Scaling, Mix_Max, Bool, Cat

WagnerAssis · 6 May 2022 14:28

Hi guys, amazing course. Congratulations!
Is there an optimal strategy for StandardScale or Min_Max when dealing with numerical, categorical(OneHotEnc or LabelEnc) and boolean features?

Some people say StandardScaler or MinMaxScaler are only useful for numerical features; others says it can also be useful for categorical features(OHE & LabelEnc) and boolean.

Is there a rule of thumb for this? Do you have any advise?

Regards,

glemaitre58 · 7 May 2022 10:12

With numerical features, StandardScaler is usually a good solution but it is not adapted sometimes:

When there are some outliers, the mean and std. dev. will be impacted. In this case, a RobustScaler is more adapted since it will use the median and some quantiles.
Some features might have a “weird” distribution where StandardScaler will not work properly. Let’s take the example of the digits dataset (cf. sklearn.datasets.load_digits — scikit-learn 1.0.2 documentation). For each pixel, across all images, there is a high probability to have a 0-value. In this case, the StandardScaler will do something that is not adapted and the MinMaxScaler will be better.
When dealing with a sparse matrix, the MaxAbsScaler should be used to keep 0-value as-is and not break the sparsity property.

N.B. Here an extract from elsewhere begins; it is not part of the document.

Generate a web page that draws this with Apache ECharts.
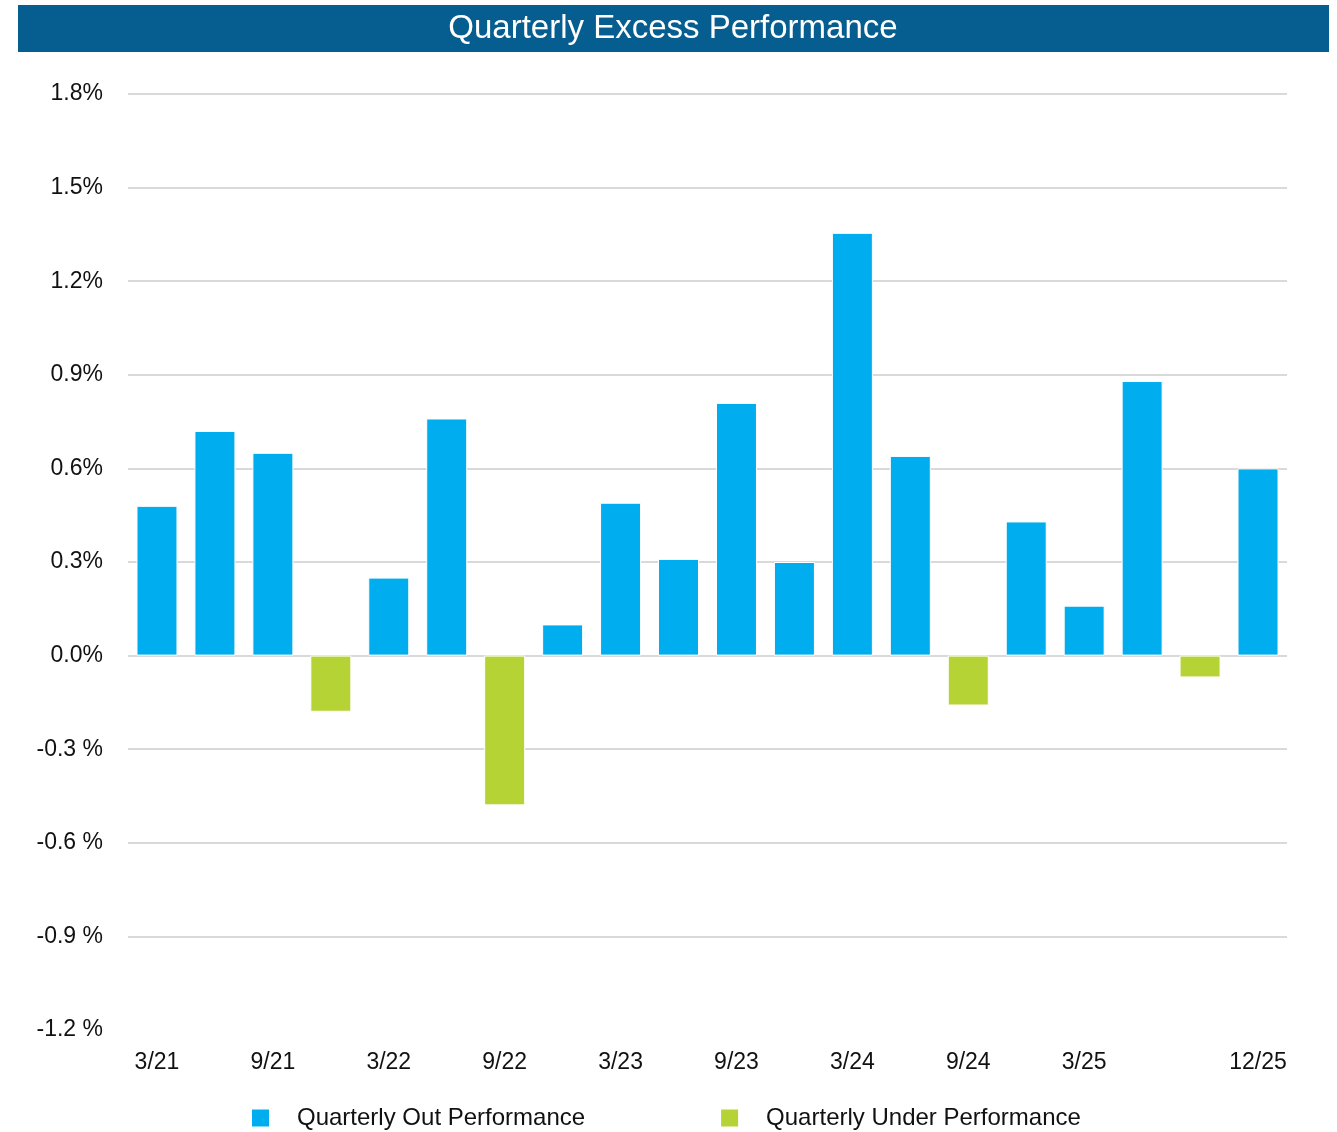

For categorical features, OneHotEncoder and OrdinalEncoder are good baselines (and should be chosen depending on the predictive model and the type of feature). We would not recommend rescaling these features after the encoding:

The range of the features once encoded is usually close to the range of the numerical scaled values. Gradient-based optimizers will work fine in these conditions.
Since that the distribution of these features can be quite weird as well. For instance, with OHE features, you will have a lot of 0-value in comparison to 1-value sometimes. Applying a StandardScaler in this case is not a good thing as stated earlier.

Those are probably the most general rules.